The 32-year-old Moroccan may soon be facing an even fiercer blow. A top French lawmaker submitted a draft law this week that would ban such Islamic dress anywhere in public, a measure that would set a European precedent and trap thousands of women between their religious convictions and the law of the land.

“They say I’m too attached to my religion,” Ms. Silmi told The Associated Press at an empty restaurant near her home southwest of Paris, her large eyes peering from a slit in her veil. “Lots of Christians live in Morocco and we don’t make them wear scarves.”

Unlike Muslim headscarves, full-body, face-covering robes are a rare sight in the streets of France, home to an estimated five million Muslims, the largest such population in western Europe. France’s main Muslim leaders have declared that Islam does not require women to cover their faces with niqabs or burqas.

In a country whose national emblem is Marianne, a bare-chested woman, there is deepening concern over the all-encompassing garb, often black or brown and worn with gloves, attire typical in Saudi Arabia and the Gulf states. Here, it is widely viewed as a gateway to radical Islam, an attack on gender equality and gnawing away at the nation’s secular foundation.

President Nicolas Sarkozy opened the door to a possible ban in June, telling a parliament session in Versailles that such dress “is not welcome” in France. A parliamentary panel set to work in July on a six month mission gathering information on the garments.

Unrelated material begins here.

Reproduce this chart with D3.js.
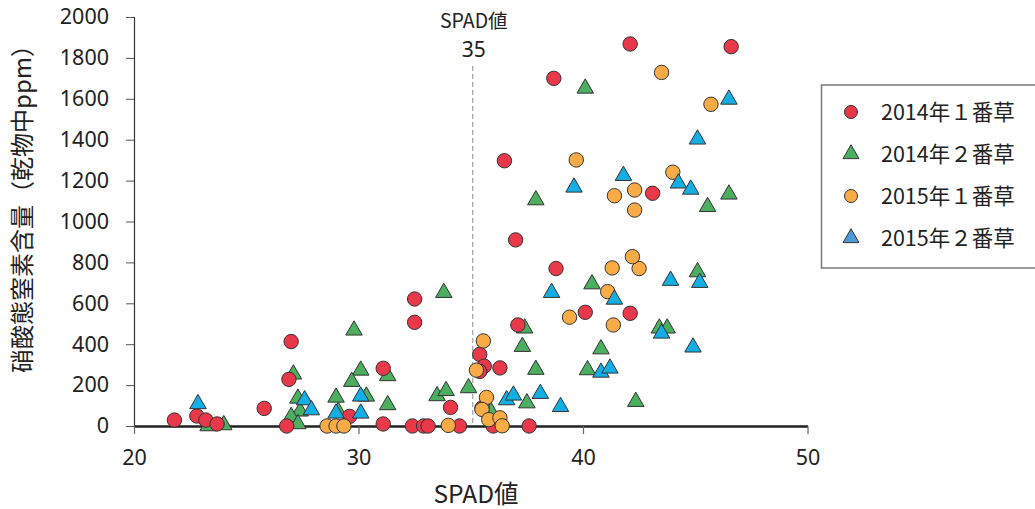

On Tuesday, the head of Mr. Sarkozy’s conservative UMP party in parliament’s lower house, Jean-Francois Cope, jumped the gun before the panel’s report was finished, and filed draft legislation on a ban. “No one may, in spaces open to the public and on public streets, wear a garment or an accessory that has the effect of hiding the face,” the draft text reads.

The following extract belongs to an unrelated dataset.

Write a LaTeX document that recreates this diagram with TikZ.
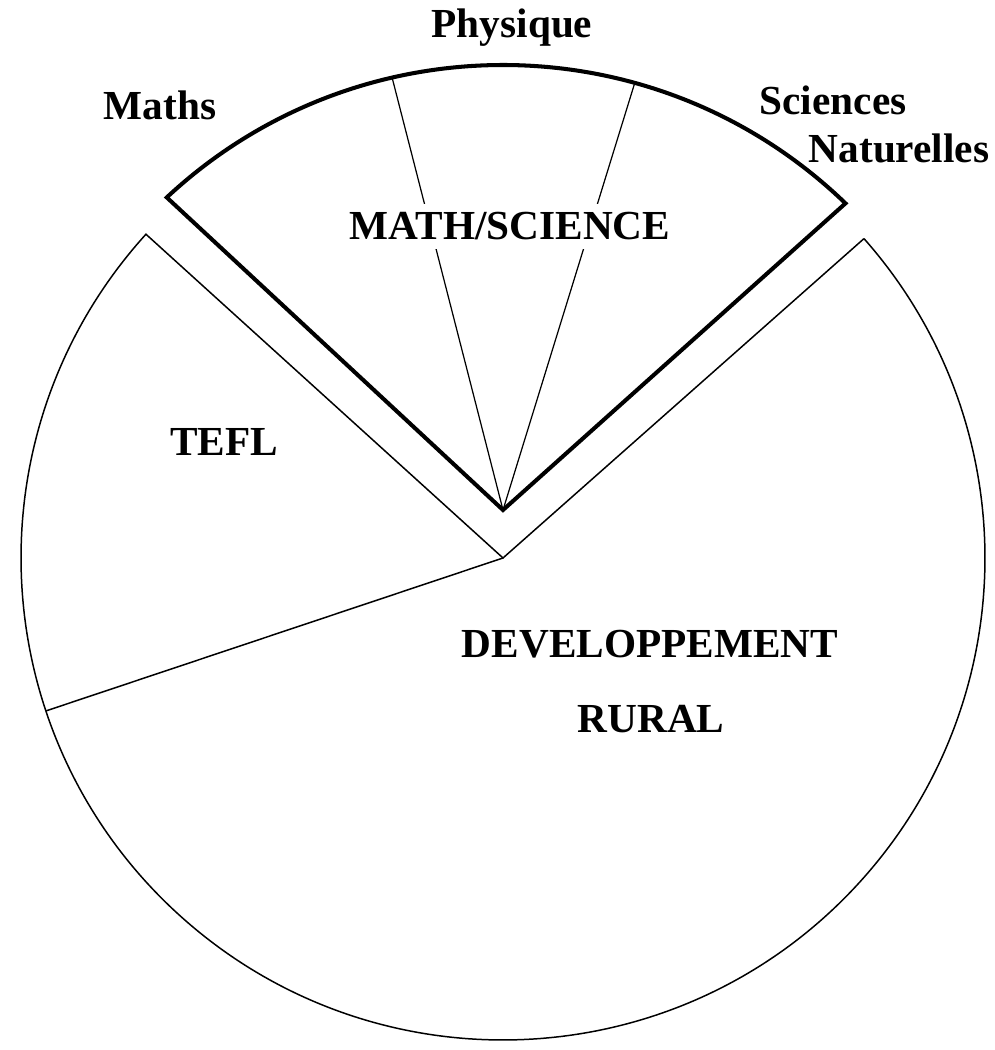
\documentclass[tikz,border=0pt]{standalone}
\usepackage{fontspec}
\setmainfont{Liberation Serif}
\usetikzlibrary{calc}
\begin{document}
\begin{tikzpicture}[x=0.02cm,y=0.02cm,
  thinline/.style={line width=0.85pt, line join=miter},
  thickline/.style={line width=2.3pt, line join=miter},
  divline/.style={line width=0.7pt},
  lbl/.style={font=\bfseries\fontsize{23.5}{28}\selectfont, anchor=base, inner sep=0pt}]
\useasboundingbox (0,0) rectangle (994,1050);
\coordinate (C) at (503,492);
\coordinate (A) at (503,540);
% main pie (TEFL + Developpement rural)
\draw[thinline] ($(C)+(41.5:482)$) -- (C) -- ($(C)+(137.8:482)$)
  arc[start angle=137.8, end angle=401.5, radius=482];
\draw[thinline] (C) -- ($(C)+(198.5:482)$);
% exploded math/science wedge
\draw[thickline] (A) -- ($(C)+(133:493)$)
  arc[start angle=133, end angle=46, radius=493] -- cycle;
\draw[divline] (A) -- ($(C)+(103:493)$);
\draw[divline] (A) -- ($(C)+(74.5:493)$);
% labels
\node[lbl] (physique) at (512,1012) {Physique};
\node[lbl] (maths) at (160,930) {Maths};
\node[lbl] (sciences) at (833,935) {Sciences};
\node[lbl] (naturelles) at (899,887) {Naturelles};
\node[lbl, fill=white, inner sep=5pt] (mathsci) at (510,810) {MATH/SCIENCE};
\node[lbl] (tefl) at (224,594) {TEFL};
\node[lbl] (dev) at (650,392) {DEVELOPPEMENT};
\node[lbl] (rural) at (651,317) {RURAL};
\end{tikzpicture}
\end{document}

The document cites public security concerns, thus includes all face-covering clothes, in a bid to head off challenges from those who might claim such a law would violate constitutional rules on individual rights - a major concern along with how such a law would be enforced. It foresees fines for those who break the law.

The initiative, unlikely to go to debate before spring, would be the second time France targets Muslim dress. A 2004 law born in acrimony bans Muslim headscarves and other “ostentatious” religious symbols in the classrooms of French public schools. Mr. Sarkozy’s party dominates parliament and the president reiterated Wednesday his wish for a law on full veils, though it’s too early to say whether it will pass.

Muslim leaders of all tendencies have warned that a ban risks stigmatizing all Muslims, and anti-terrorism judge Marc Trevidic told Sunday’s Journal du Dimanche that a ban “will maybe push impulsive people to want to commit attacks.”

However, Andre Gerin, who heads the parliamentary panel, says the full-body veil is an “attempt to instrumentalize Islam for political ends” via a “fundamentalist and barbaric ideology” that oppresses women.

But at Friday prayers recently at a mosque northwest of Paris in Argenteuil, considered a bastion for Salafists who adopt a literal reading of the Quran, only a handful of fully veiled women were seen. Some expressed fear of a ban. “We won’t be able to leave the house,” said Oumeima Naceri, a 19-year-old convert draped in black garments, including a veil covering even her eyes. “That frightens us enormously ... It’s like asking us to go naked.”

Official statistics on burqas are impossible to gather. A 2004 report by a French intelligence service put the number of women in full veils at some 4,000. More than a quarter had converted to Islam, some experts estimate.

Ms. Silmi, the Moroccan woman seeking French citizenship, began veiling herself completely only after coming to France in 2000. She said she and her husband Karim, who was born in Paris to Moroccan parents and has French citizenship, discovered a deepening of their faith through books and cassette recordings not available in Morocco. She insists her partner did not impose the veil on her, and says she is in the process of divorcing him after 10 years of marriage.

Ms. Silmi was refused French citizenship for what authorities said was her failure to assimilate into French culture. In each of three reports following interviews with Silmi, officials described her clothing. Silmi lost an appeal to the Council of State, in June 2008, which ruled that she “adopted a radical religious practice incompatible with essential values of the French community.” She has now turned to the European Court of Human Rights.

Lawmaker Daniele Hoffman-Rispal, member of the parliamentary panel, said she sees women clad in all-encompassing robes on market days in her district in eastern Paris and is bothered that “they have a right to look at me ... see my eyes, my smile” but she cannot look at them.

But if a ban were passed, “Will we hire dozens of police to put them on street corners?” she asks. She worries, too, about women who could become shut-ins to avoid getting caught.